The one area in which a proper affordability assessment is ignored is lending to older borrowers, according to findings from The Mortgage Adviser, LEBC Group’s independent mortgage service.
This has led to calls for mortgage lenders to pay more attention to the ageing population and the fact that more people, through necessity or choice, are working way beyond the state retirement age.
The Mortgage Adviser says that most lenders are guilty of erecting an arbitrary age barrier against older would-be borrowers. This age barrier doesn't take into consideration personal circumstance, reasons for the loan or credit worthiness.
“Advancing age is not inextricably linked to a poor credit risk, in many cases the reverse may be true,” Kay Ingram, director at LEBC Group, commented.
“A younger borrower can be dismissed from their job, or suffer ill health. Skills may become outdated and earning potential may fall as well as rise.”
By contrast, an older borrower cannot be sacked from their pension scheme and, even if the scheme were to fail, current pensioners have their pensions guaranteed by the Pension Protection Fund.
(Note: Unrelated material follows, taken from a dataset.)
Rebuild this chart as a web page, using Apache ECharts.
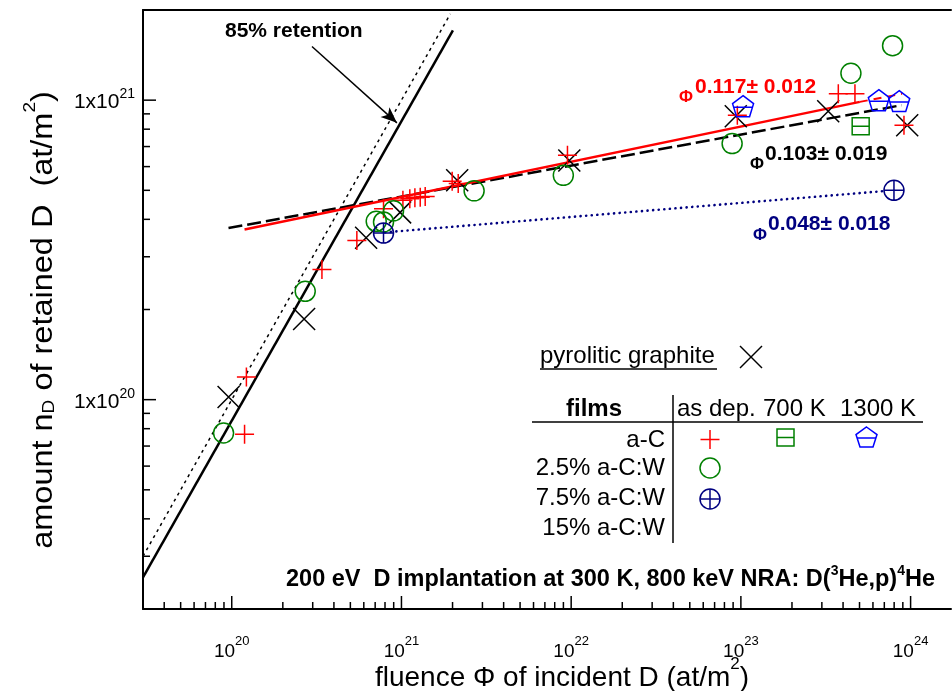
<!DOCTYPE html>
<html><head><meta charset="utf-8">
<script src="https://cdn.jsdelivr.net/npm/echarts@6/dist/echarts.min.js"></script>
<style>html,body{margin:0;padding:0;background:#fff}#c{width:952px;height:691px}</style>
</head><body><div id="c"></div>
<script>
const FONT = '"Liberation Sans", Arial, sans-serif';
const XMIN = 3e19, XMAX = 1.73e24, YMIN = 2e19, YMAX = 2e21;

// ---- data: [fluence, retained D] ----
const aC_asDep = [[1.19e20,7.67e19],[1.22e20,1.19e20],[3.40e20,2.72e20],[5.46e20,3.40e20],[7.84e20,4.34e20],
  [1.02e21,4.63e20],[1.12e21,4.69e20],[1.20e21,4.72e20],[1.29e21,4.74e20],[1.38e21,4.77e20],
  [1.99e21,5.36e20],[2.16e21,5.27e20],[9.51e21,6.55e20],[9.53e22,8.91e20],[3.75e23,1.05e21],[4.70e23,1.05e21],[9.14e23,8.24e20]];
const graphite = [[9.58e19,1.02e20],[2.67e20,1.86e20],[6.19e20,3.47e20],[9.82e20,4.22e20],[2.13e21,5.40e20],
  [9.75e21,6.29e20],[9.33e22,8.83e20],[3.27e23,9.18e20],[9.55e23,8.24e20]];
const aCW25 = [[8.95e19,7.74e19],[2.71e20,2.30e20],[7.10e20,3.94e20],[7.84e20,3.92e20],[8.98e20,4.27e20],
  [2.68e21,4.98e20],[8.99e21,5.61e20],[8.88e22,7.16e20],[4.45e23,1.23e21],[7.83e23,1.52e21]];
const aCW75 = [[7.84e20,3.60e20],[7.98e23,5.00e20]];
const aC_700K = [[5.08e23,8.18e20]];
const aC_1300K = [[1.03e23,9.55e20],[6.50e23,1.00e21],[8.57e23,9.93e20]];

// fit / guide lines
const fitAC = [[1.19e20,3.70e20],[5.02e23,9.87e20]];
const fitACext = [[5.02e23,9.87e20],[8.9e23,1.05e21]];
const fitGraphite = [[9.57e19,3.74e20],[8.85e23,9.62e20]];
const fitW75 = [[8.02e20,3.62e20],[7.23e23,4.98e20]];
const retention85 = [[3e19,2.55e19],[2.01e21,1.71e21]];
const retention100 = [[3e19,3e19],[1.94e21,1.94e21]];
const arrowFrom = [2.97e20,1.51e21], arrowTo = [9.40e20,8.40e20];

const fitLabels = [
  {phi:'Φ', exp:'0.117± 0.012', color:'#ff0000'},
  {phi:'Φ', exp:'0.103± 0.019', color:'#000000'},
  {phi:'Φ', exp:'0.048± 0.018', color:'#000080'}
];

// symbols
const S_PLUS = 'path://M0,5L10,5M5,0L5,10';
const S_X = 'path://M0,0L10,10M0,10L10,0';
const S_CROSSC = 'path://M0,5A5,5,0,1,1,10,5A5,5,0,1,1,0,5ZM5,0L5,10M0,5L10,5';
const S_BOX = 'path://M0,0L10,0L10,10L0,10ZM0,5L10,5';
const S_PENT = 'path://M5,0L10,3.6L8.1,9.5L1.9,9.5L0,3.6ZM0.45,5.2L9.55,5.2';
const S_CIRC = 'path://M0,5A5,5,0,1,1,10,5A5,5,0,1,1,0,5Z';

// tick values
const xTicks = [], yTicks = [];
for (let d = 19; d <= 24; d++) for (let m = 1; m <= 9; m++) {
  const v = m * Math.pow(10, d);
  if (v > XMIN * 1.001 && v < XMAX * 0.999) xTicks.push([v, YMIN, m === 1 ? 1 : 0]);
}
for (let d = 19; d <= 21; d++) for (let m = 1; m <= 9; m++) {
  const v = m * Math.pow(10, d);
  if (v > YMIN * 1.001 && v < YMAX * 0.999) yTicks.push([XMIN, v, m === 1 ? 1 : 0]);
}
function isPow10(v){ const l = Math.log10(v); return Math.abs(l - Math.round(l)) < 1e-6; }

function scatter(name, data, symbol, size, color, bw) {
  return { type:'scatter', name, data, symbol, symbolSize:size, z:5, silent:true,
    itemStyle:{ color:'rgba(0,0,0,0)', borderColor:color, borderWidth:bw||1.5, opacity:1 } };
}
function line(data, color, width, type, z, cap) {
  return { type:'line', data, symbol:'none', silent:true, z:z||3, clip:true,
    lineStyle:{ color, width, type, cap: cap||'butt' } };
}
function ln(x1,y1,x2,y2,c){ return { type:'line', silent:true, shape:{x1,y1,x2,y2}, style:{ stroke:c, lineWidth:1.5 } }; }

const chart = echarts.init(document.getElementById('c'), null, {renderer:'canvas'});
const LT = { fontFamily:FONT, fontSize:24, fill:'#000' };
const option = {
  animation:false,
  backgroundColor:'#fff',
  grid:{ left:143, right:1, top:10, bottom:82, containLabel:false, outerBoundsMode:'none' },
  xAxis:[{
    type:'log', min:XMIN, max:XMAX, logBase:10,
    axisLine:{ show:true, onZero:false, lineStyle:{ color:'#000', width:2 } },
    axisTick:{ show:false }, minorTick:{show:false}, splitLine:{ show:false },
    axisLabel:{ margin:26, showMinLabel:false, showMaxLabel:false,
      formatter: v => isPow10(v) ? '{b|10}{s|' + Math.round(Math.log10(v)) + '}' : '',
      rich:{ b:{ fontFamily:FONT, fontSize:19, color:'#000', lineHeight:26, verticalAlign:'bottom' },
             s:{ fontFamily:FONT, fontSize:13, color:'#000', lineHeight:26, verticalAlign:'top', padding:[0,0,9,0] } } }
  },{
    type:'log', min:XMIN, max:XMAX, position:'top',
    axisLine:{ show:true, onZero:false, lineStyle:{ color:'#000', width:2 } },
    axisTick:{show:false}, axisLabel:{show:false}, splitLine:{show:false}
  }],
  yAxis:[{
    type:'log', min:YMIN, max:YMAX, logBase:10,
    axisLine:{ show:true, onZero:false, lineStyle:{ color:'#000', width:2 } },
    axisTick:{ show:false }, splitLine:{ show:false },
    axisLabel:{ margin:8, showMinLabel:false, showMaxLabel:false,
      formatter: v => isPow10(v) ? '{b|1x10}{s|' + Math.round(Math.log10(v)) + '}' : '',
      rich:{ b:{ fontFamily:FONT, fontSize:21, color:'#000', lineHeight:26, verticalAlign:'bottom' },
             s:{ fontFamily:FONT, fontSize:14, color:'#000', lineHeight:26, verticalAlign:'top', padding:[0,0,9,0] } } }
  }],
  series:[
    { type:'custom', data:xTicks, encode:{x:0, y:1}, silent:true, z:10, clip:false,
      renderItem:(p, api) => { const c = api.coord([api.value(0), api.value(1)]); const len = api.value(2) ? 13 : 7;
        return { type:'line', shape:{ x1:c[0], y1:c[1], x2:c[0], y2:c[1]-len }, style:{ stroke:'#000', lineWidth:1.5 } }; } },
    { type:'custom', data:yTicks, encode:{x:0, y:1}, silent:true, z:10, clip:false,
      renderItem:(p, api) => { const c = api.coord([api.value(0), api.value(1)]); const len = api.value(2) ? 13 : 7;
        return { type:'line', shape:{ x1:c[0], y1:c[1], x2:c[0]+len, y2:c[1] }, style:{ stroke:'#000', lineWidth:1.5 } }; } },
    line(retention100, '#000', 1.5, [3,4], 2),
    line(retention85, '#000', 2.5, 'solid', 2),
    line(fitGraphite, '#000', 2.5, [14,5], 3),
    line(fitAC, '#ff0000', 2.5, 'solid', 4),
    line(fitACext, '#ff0000', 2, [8,6], 4),
    line(fitW75, '#000080', 2.6, [0.1,5.5], 3, 'round'),
    { type:'line', data:[], silent:true,
      markLine:{ silent:true, symbol:['none','arrow'], symbolSize:[10,16], animation:false,
        label:{show:false}, itemStyle:{ color:'#000' }, lineStyle:{ color:'#000', width:1.5, type:'solid' },
        data:[[ {coord:arrowFrom}, {coord:arrowTo} ]] } },
    scatter('graphite', graphite, S_X, 22, '#000000', 1.5),
    scatter('a-C', aC_asDep, S_PLUS, 19, '#ff0000', 1.5),
    scatter('2.5% a-C:W', aCW25, S_CIRC, 20, '#008000', 1.5),
    scatter('7.5% a-C:W', aCW75, S_CROSSC, 20, '#000080', 1.5),
    scatter('a-C 700K', aC_700K, S_BOX, 17, '#008000', 1.5),
    scatter('a-C 1300K', aC_1300K, S_PENT, 21, '#0000ff', 1.5)
  ],
  graphic:[
    { type:'text', x:562, y:674, silent:true, style:{ text:'{t|fluence Φ of incident D (at/m}{p|2}{t|)}', align:'center', verticalAlign:'middle',
      rich:{ t:{ fontFamily:FONT, fontSize:28, lineHeight:36, verticalAlign:'bottom', fill:'#000' }, p:{ fontFamily:FONT, fontSize:17, lineHeight:22, verticalAlign:'top', fill:'#000' } } } },
    { type:'text', x:40, y:320, rotation:Math.PI/2, scaleX:1.12, silent:true, style:{ text:'{t|amount n}{d|D}{t| of retained D  (at/m}{p|2}{t|)}', align:'center', verticalAlign:'middle',
      rich:{ t:{ fontFamily:FONT, fontSize:29, lineHeight:36, verticalAlign:'bottom', fill:'#000' },
             d:{ fontFamily:FONT, fontSize:17, lineHeight:18, verticalAlign:'bottom', fill:'#000' },
             p:{ fontFamily:FONT, fontSize:17, lineHeight:22, verticalAlign:'top', fill:'#000' } } } },
    { type:'text', x:225, y:31, silent:true, style:{ text:'85% retention', fontFamily:FONT, fontWeight:'bold', fontSize:21, fill:'#000', verticalAlign:'middle' } },
    { type:'text', x:686, y:97, silent:true, style:{ text:fitLabels[0].phi, fontFamily:FONT, fontWeight:'bold', fontSize:17, fill:fitLabels[0].color, align:'center', verticalAlign:'middle' } },
    { type:'text', x:695, y:87, silent:true, style:{ text:fitLabels[0].exp, fontFamily:FONT, fontWeight:'bold', fontSize:21, fill:fitLabels[0].color, verticalAlign:'middle' } },
    { type:'text', x:757, y:164, silent:true, style:{ text:fitLabels[1].phi, fontFamily:FONT, fontWeight:'bold', fontSize:17, fill:fitLabels[1].color, align:'center', verticalAlign:'middle' } },
    { type:'text', x:765, y:154, silent:true, style:{ text:fitLabels[1].exp, fontFamily:FONT, fontWeight:'bold', fontSize:21, fill:fitLabels[1].color, verticalAlign:'middle' } },
    { type:'text', x:760, y:235, silent:true, style:{ text:fitLabels[2].phi, fontFamily:FONT, fontWeight:'bold', fontSize:17, fill:fitLabels[2].color, align:'center', verticalAlign:'middle' } },
    { type:'text', x:768, y:224, silent:true, style:{ text:fitLabels[2].exp, fontFamily:FONT, fontWeight:'bold', fontSize:21, fill:fitLabels[2].color, verticalAlign:'middle' } },
    { type:'text', x:935, y:578, silent:true, style:{ text:'{t|200 eV  D implantation at 300 K, 800 keV NRA: D(}{s|3}{t|He,p)}{s|4}{t|He}', align:'right', verticalAlign:'middle',
      rich:{ t:{ fontFamily:FONT, fontWeight:'bold', fontSize:23.5, lineHeight:28, verticalAlign:'bottom', fill:'#000' }, s:{ fontFamily:FONT, fontWeight:'bold', fontSize:14, lineHeight:16, verticalAlign:'top', fill:'#000' } } } },
    // legend table
    { type:'text', x:540, y:356, silent:true, style:Object.assign({ text:'pyrolitic graphite', verticalAlign:'middle' }, LT) },
    ln(540,369,717,369,'#000'),
    ln(740,346,762,368,'#000'), ln(740,368,762,346,'#000'),
    { type:'text', x:594, y:409, silent:true, style:Object.assign({ text:'films', align:'center', verticalAlign:'middle', fontWeight:'bold' }, LT) },
    { type:'text', x:677, y:409, silent:true, style:Object.assign({ text:'as dep.', verticalAlign:'middle' }, LT) },
    { type:'text', x:763, y:409, silent:true, style:Object.assign({ text:'700 K', verticalAlign:'middle' }, LT) },
    { type:'text', x:840, y:409, silent:true, style:Object.assign({ text:'1300 K', verticalAlign:'middle' }, LT) },
    ln(532,422,923,422,'#000'),
    ln(673,395,673,543,'#000'),
    { type:'text', x:665, y:440, silent:true, style:Object.assign({ text:'a-C', align:'right', verticalAlign:'middle' }, LT) },
    { type:'text', x:665, y:468, silent:true, style:Object.assign({ text:'2.5% a-C:W', align:'right', verticalAlign:'middle' }, LT) },
    { type:'text', x:665, y:498, silent:true, style:Object.assign({ text:'7.5% a-C:W', align:'right', verticalAlign:'middle' }, LT) },
    { type:'text', x:665, y:528, silent:true, style:Object.assign({ text:'15% a-C:W', align:'right', verticalAlign:'middle' }, LT) },
    ln(700.5,439.5,719.5,439.5,'#ff0000'), ln(710,430,710,449,'#ff0000'),
    { type:'rect', silent:true, shape:{ x:777, y:429, width:17, height:17 }, style:{ stroke:'#008000', fill:null, lineWidth:1.5 } },
    ln(777,437.5,794,437.5,'#008000'),
    { type:'polygon', silent:true, shape:{ points:[[866.5,427],[877,434.6],[873,447],[860,447],[856,434.6]] }, style:{ stroke:'#0000ff', fill:null, lineWidth:1.5 } },
    ln(857,438,876,438,'#0000ff'),
    { type:'circle', silent:true, shape:{ cx:710, cy:468, r:10 }, style:{ stroke:'#008000', fill:null, lineWidth:1.5 } },
    { type:'circle', silent:true, shape:{ cx:710, cy:499, r:10 }, style:{ stroke:'#000080', fill:null, lineWidth:1.5 } },
    ln(700,499,720,499,'#000080'), ln(710,489,710,509,'#000080')
  ]
};
chart.setOption(option);
</script>
</body></html>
“A younger member of that same scheme has less protection and can lose 10% or more of their potential pension thus straining their affordability criteria,” Ingram added. “Borrowers over state pension age have a guaranteed income which is guaranteed to increase every year by inflation or at least 2.5%. No one of working age has that guarantee.”
Older borrowers are likely to seek finance from a smaller number of equity release lenders, or borrowing at excessively high rates from finance houses, if they are refused by lenders on account of their age.
“Mainstream lenders risk losing a share of a substantial and growing segment of the market if they persist in looking no further down the application form than the applicant’s date of birth,” Ingram concluded.